В руках у большевиков. Страдания современных страстотерпцев
Утром 28 мая подошли к нам английские солдаты и танки. Подошли переводчики и начали торопить собираться. На мой вопрос, зачем пришли танки, мне ответили:
— Охранять вас от СС-партизан.
— Напрасно! — сказал я. — Если и есть немецкие партизаны, то они на нас не нападут.
— Не знаю, — ответил переводчик, — так приказано.
Полк стал вытягиваться в колонну по дороге. Я с командиром полка рассаживал людей, не имеющих подвод. В восемь с половиною часов колонна тронулась. Я ехал с остатком моей роты в хвосте, а за нами следовали танки. В 10 часов мы въехали в поселок с огромной лесопилкой. Много любопытных жителей выходило из своих домов смотреть на нас. Выносили воду и давали казакам кое-что из съестного. За поселком стоял лагерем венгерский корпус.
Я удивился и спросил встречного венгерского офицера:
— Вы разве не едете в Италию? (Англичане при выезде из места стоянки сказали, что нас перевозят в Италию).
— Нет! Мы вернемся в Венгрию, — ответил венгр.
— Но ведь там советская армия.
— Они скоро должны уйти и мы тогда вернемся.
Здесь казаки разложили костры и сжигали свои документы и бумаги. Англичане выменивали хорошие «кубанки» за сигареты. Другие скакали на казачьих конях.
Я собрал своих людей, расположил их, а после пошел искать временно командующего полком. Это был хорунжий высокого роста и его всегда можно было найти одним взглядом, но теперь, как я ни рассматривал, не видел его. Пройдя вперед, я увидел бесформенного человека и по одежде узнал хорунжего. Он сидел на своих вещах, опустив голову ниже колен, кубанки на голове не было и седина густо бороздила его голову. Я подошел, окликнул его. Он поднял свое искривленное от страдания лицо и взглянул на меня. Я начал его утешать:
— Что ты, что случилось? — сказал я. Он заплакал.
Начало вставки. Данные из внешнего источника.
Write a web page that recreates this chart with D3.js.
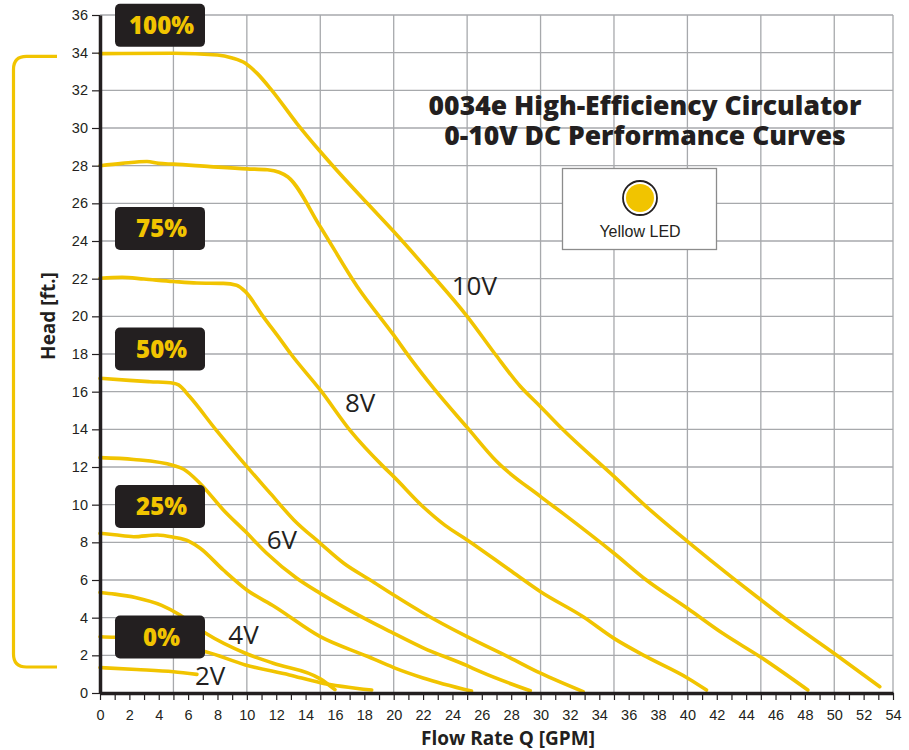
<!DOCTYPE html>
<html lang="en">
    <head>
        <meta charset="utf-8">
        <title>0034e High-Efficiency Circulator 0-10V DC Performance Curves</title>
        <script src="https://cdn.jsdelivr.net/npm/d3@7/dist/d3.min.js"></script>
        <style type="text/css">
            body { margin: 0; background: #fff; }
            svg { font-family: "Open Sans", sans-serif; }
            .axis text { font-size: 14.5px; fill: #231f20; }
            .axis line { stroke: #231f20; stroke-width: 1.2; }
            .axis path { stroke: #231f20; stroke-width: 3.5; }
            .grid line { stroke: #a7a9ac; stroke-width: 1.3; }
        </style>
    </head>
    <body>
        <script type="text/javascript">

            // head [ft] vs flow [GPM]
            var curve10V = [[0,33.95],[5,33.97],[8,33.88],[9,33.72],[9.9,33.44],[10.7,32.9],[11.7,32.0],[13.4,30.25],[15,28.75],[16,27.86],[18.2,26.0],[20,24.5],[22.5,22.3],[25,20.0],[26.9,18.0],[28.6,16.3],[30,15.2],[31.5,14.0],[35,11.5],[37.2,9.9],[40,8.05],[43.1,6.1],[45,4.95],[46.5,4.05],[50,2.1],[53.1,0.33]];
            var curve9V = [[0,28.0],[1.5,28.12],[3.2,28.22],[4,28.12],[5,28.08],[7.5,27.95],[10,27.83],[11.4,27.78],[12.2,27.65],[12.8,27.4],[15,24.76],[17.5,21.6],[20,19.0],[21.2,17.7],[22.7,16.2],[25,14.1],[27,12.3],[30,10.43],[31.5,9.55],[35,7.42],[37.2,6.0],[40,4.5],[42.4,3.17],[45,1.9],[48.2,0.16]];
            var curve8V = [[0,22.02],[1.5,22.07],[3,21.98],[5,21.85],[6.6,21.77],[8.4,21.75],[9.3,21.65],[9.9,21.31],[11.1,20.0],[12.3,18.75],[13,18.0],[15,16.09],[17,13.97],[19.3,12.02],[20,11.49],[22,9.89],[23.5,8.9],[25,8.13],[27.9,6.53],[30,5.38],[32.9,4.05],[35,2.9],[37.2,1.93],[40,0.8],[41.3,0.16]];
            var curve7V = [[0,16.71],[2,16.6],[3.4,16.53],[5,16.45],[5.35,16.36],[6.1,15.74],[7.9,13.97],[9.9,12.11],[11.6,10.6],[13.2,9.19],[15,7.95],[16.6,6.89],[18.4,6.0],[20,5.2],[22,4.25],[25,2.99],[27.9,1.88],[30,1.05],[32.9,0.07]];
            var curve6V = [[0,12.5],[2.3,12.4],[5,12.08],[5.7,11.88],[6.8,11.14],[8.4,9.72],[9.9,8.57],[11.35,7.42],[13.4,6.09],[15,5.29],[18.2,3.88],[20,3.17],[22,2.4],[25,1.45],[25.9,1.13],[29.3,0.12]];
            var curve5V = [[0,8.48],[1,8.4],[2.3,8.3],[3.9,8.39],[5,8.27],[6.1,8.04],[6.8,7.7],[8.4,6.53],[10,5.47],[11.9,4.58],[15,2.99],[18.2,1.95],[20,1.35],[22,0.8],[25.3,0.1]];
            var curve4V = [[0,5.34],[1,5.25],[2.4,5.07],[4.2,4.65],[5.45,4.14],[7.2,3.17],[9.9,2.11],[11.8,1.58],[15,0.75],[16,0.18]];
            var curve3V = [[0,2.99],[1,2.96],[4,2.62],[7.2,2.19],[9.9,1.49],[12.9,0.96],[15,0.55],[18.5,0.16]];
            var curve2V = [[0,1.35],[2.5,1.25],[5,1.13],[6.6,0.99]];
            var curves = [curve10V, curve9V, curve8V, curve7V, curve6V, curve5V, curve4V, curve3V, curve2V];

            var voltLabels = ["10V", "8V", "6V", "4V", "2V"];
            var voltLabelAt = [[23.95,21.14],[16.68,14.94],[11.35,7.63],[8.74,2.6],[6.47,0.42]];

            var speedLabels = ["100%", "75%", "50%", "25%", "0%"];
            var speedLabelHead = [35.45, 24.67, 18.27, 9.9, 2.97];

            var xTicks = d3.range(0, 55, 1);
            var yTicks = d3.range(0, 37, 2);
            var xGrid = d3.range(0, 55, 5).concat([54]);

            var w = 909;
            var h = 750;
            var padL = 100, padR = 893, padT = 15, padB = 693;
            var yellow = "#f1c400";
            var ink = "#231f20";

            var svg = d3.select("body")
                .append("svg")
                .attr("width", w)
                .attr("height", h);

            var xScale = d3.scaleLinear().domain([0, 54]).range([padL, padR]);
            var yScale = d3.scaleLinear().domain([0, 36]).range([padB, padT]);

            // grid
            var grid = svg.append("g").attr("class", "grid");
            grid.selectAll("line.v")
                .data(xGrid)
                .enter()
                .append("line")
                .attr("class", "v")
                .attr("x1", function(d) { return xScale(d); })
                .attr("x2", function(d) { return xScale(d); })
                .attr("y1", padT)
                .attr("y2", padB);
            grid.selectAll("line.h")
                .data(yTicks)
                .enter()
                .append("line")
                .attr("class", "h")
                .attr("x1", padL)
                .attr("x2", padR)
                .attr("y1", function(d) { return yScale(d); })
                .attr("y2", function(d) { return yScale(d); });

            // title, two lines
            svg.selectAll("text.title")
                .data(["0034e High-Efficiency Circulator", "0-10V DC Performance Curves"])
                .enter()
                .append("text")
                .attr("class", "title")
                .attr("x", 645)
                .attr("y", function(d, i) { return 115 + i * 30; })
                .attr("text-anchor", "middle")
                .style("font-size", "26.5px")
                .style("font-weight", "800")
                .attr("fill", ink)
                .text(function(d) { return d; });

            // legend
            var legend = svg.append("g");
            legend.append("rect")
                .attr("x", 562.5).attr("y", 168.5)
                .attr("width", 154).attr("height", 81)
                .attr("fill", "#fff")
                .attr("stroke", "#8c8c8c")
                .attr("stroke-width", 1.3);
            legend.append("circle")
                .attr("cx", 640).attr("cy", 198).attr("r", 17)
                .attr("fill", "#fff")
                .attr("stroke", ink)
                .attr("stroke-width", 1.8);
            legend.append("circle")
                .attr("cx", 640).attr("cy", 198).attr("r", 14)
                .attr("fill", yellow);
            legend.append("text")
                .attr("x", 640).attr("y", 237)
                .attr("text-anchor", "middle")
                .style("font-family", "'Liberation Sans', Arial, sans-serif")
                .style("font-size", "16px")
                .attr("fill", ink)
                .text("Yellow LED");

            // curves
            var line = d3.line()
                .x(function(d) { return xScale(d[0]); })
                .y(function(d) { return yScale(d[1]); })
                .curve(d3.curveMonotoneX);
            svg.selectAll("path.curve")
                .data(curves)
                .enter()
                .append("path")
                .attr("class", "curve")
                .attr("d", line)
                .attr("fill", "none")
                .attr("stroke", yellow)
                .attr("stroke-width", 3.6)
                .attr("stroke-linecap", "round");

            // voltage labels
            svg.selectAll("text.volt")
                .data(voltLabels)
                .enter()
                .append("text")
                .attr("class", "volt")
                .attr("x", function(d, i) { return xScale(voltLabelAt[i][0]); })
                .attr("y", function(d, i) { return yScale(voltLabelAt[i][1]); })
                .style("font-size", "26px")
                .attr("fill", ink)
                .text(function(d) { return d; });

            // axes
            var xAxis = d3.axisBottom(xScale)
                .tickValues(xTicks)
                .tickSize(7)
                .tickSizeOuter(0)
                .tickPadding(10)
                .tickFormat(function(d) { return d % 2 === 0 ? d : ""; });
            var yAxis = d3.axisLeft(yScale)
                .tickValues(yTicks)
                .tickSize(8)
                .tickSizeOuter(0)
                .tickPadding(4);
            svg.append("g")
                .attr("class", "axis")
                .attr("transform", "translate(0," + padB + ")")
                .call(xAxis);
            svg.append("g")
                .attr("class", "axis")
                .attr("transform", "translate(" + padL + ",0)")
                .call(yAxis);

            svg.append("text")
                .attr("x", 508)
                .attr("y", 745)
                .attr("text-anchor", "middle")
                .style("font-size", "19px")
                .style("font-weight", "700")
                .attr("fill", ink)
                .text("Flow Rate Q [GPM]");
            svg.append("text")
                .attr("transform", "translate(55,316) rotate(-90)")
                .attr("text-anchor", "middle")
                .style("font-size", "19px")
                .style("font-weight", "700")
                .attr("fill", ink)
                .text("Head [ft.]");

            // speed boxes
            var boxes = svg.selectAll("g.speed")
                .data(speedLabels)
                .enter()
                .append("g")
                .attr("class", "speed")
                .attr("transform", function(d, i) { return "translate(160," + yScale(speedLabelHead[i]) + ")"; });
            boxes.append("rect")
                .attr("x", -45).attr("y", -21.5)
                .attr("width", 90).attr("height", 43)
                .attr("rx", 5)
                .attr("fill", ink);
            boxes.append("text")
                .attr("x", 1.5)
                .attr("dy", "0.36em")
                .attr("text-anchor", "middle")
                .style("font-size", "24px")
                .style("font-weight", "800")
                .attr("fill", yellow)
                .text(function(d) { return d; });

            // bracket from the top curve to the bottom one
            var bt = yScale(33.8), bb = yScale(1.38), bx = 13.5, bend = 57, r = 13;
            svg.append("path")
                .attr("d", "M" + bend + "," + bt + "H" + (bx + r) + "Q" + bx + "," + bt + " " + bx + "," + (bt + r) +
                    "V" + (bb - r) + "Q" + bx + "," + bb + " " + (bx + r) + "," + bb + "H" + bend)
                .attr("fill", "none")
                .attr("stroke", yellow)
                .attr("stroke-width", 3.2);

        </script>
    </body>
</html>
— Понимаешь, в 1919 году, когда вы ушли из Новороссийска, я остался больным тифом. Сколько меня мучили, сколько гоняли! Смотри на меня, на мои руки — это следы ГПУ. Кое-как я избавился. А теперь меня ожидает еще более ужасное.
Успокоив кое-как хорунжего, я в подавленном настроении пошел к своей группе, где меня также засыпали разными вопросами и предположениями.
В это время английский конвой беспрерывно отводил людей по сотням куда-то и возвращался за следующими. Подошла и моя очередь. Пошел мелкий дождь. Перевели нас в один двор, огороженный проволокой. Вдали виднелся сарай, куда вошли предыдущие. Мы ждали очереди. У ворот стояли два казака, урядника. Я подошел и спросил:
— А что вы тут делаете?
— Нас прислали сюда помогать, но мы ничего не делаем, а смотрим как отправляют людей.
— Куда? — спросил я.
— Да куда же — Советам.
— Неужели Советам?
— Ребята плачут. Да не знаем, а так думаем.
Окликнули меня, и я повел людей, неся список людей и имущества. Навстречу мне вышел переводчик и английский офицер.
— Что это у Вас?
— Список людей.
Офицер взял его и начал рассматривать. Мои люди вошли в сарай. Просмотрев список, офицер вернул его мне, и я вошел в сарай. Там был полумрак, пыль стояла столбом. Здесь англичане делали тщательный обыск, отбирая ножи, бритвы, вилки — все то, чем мы могли покончить свою жизнь. После этого, по узкой тропинке, огороженной проволокой, провели нас в загороженное тремя рядами проволоки место, окруженное танками и пулеметами.
Очутившись в этой ловушке, я начал кричать и звать переводчика. Пришел переводчик-еврей.
— Что Вам угодно?
— Проведи меня к вашему офицеру.
— Зачем Вам?
— Мне нужно с ним говорить. Я не подлежу репатриации, я старый эмигрант. Переводчик пожал плечами и сказал:
— Мы политикой не занимаемся, — и ушел.
Я не переставал кричать. Пришел другой переводчик.
— Что Вы желаете?
— Я хочу говорить с вашим офицером.
— Его нет, он ушел, а что?
— Я и эти люди старые эмигранты, а это шесть человек черногорцы. Он меня перебил:
— Так что, вы не желаете ехать в Италию? Думаю: «Лжешь, каналья!»
— Я хочу говорить с офицером!
— Прекрасно, но его здесь нет. Расположитесь здесь группою отдельно, а завтра утром офицер будет здесь.
Чувствовалось мне неладное. Я надел чистую рубашку и стал готовиться к смерти. Обидно было, что попал, как кур в ощип.
Окликнули польскоподданных и вывели. Темнело: на нас навели два прожектора. Стало видно, как днем. Казаки отрывали лампасы, рвали кубанки, платками завязывали головы.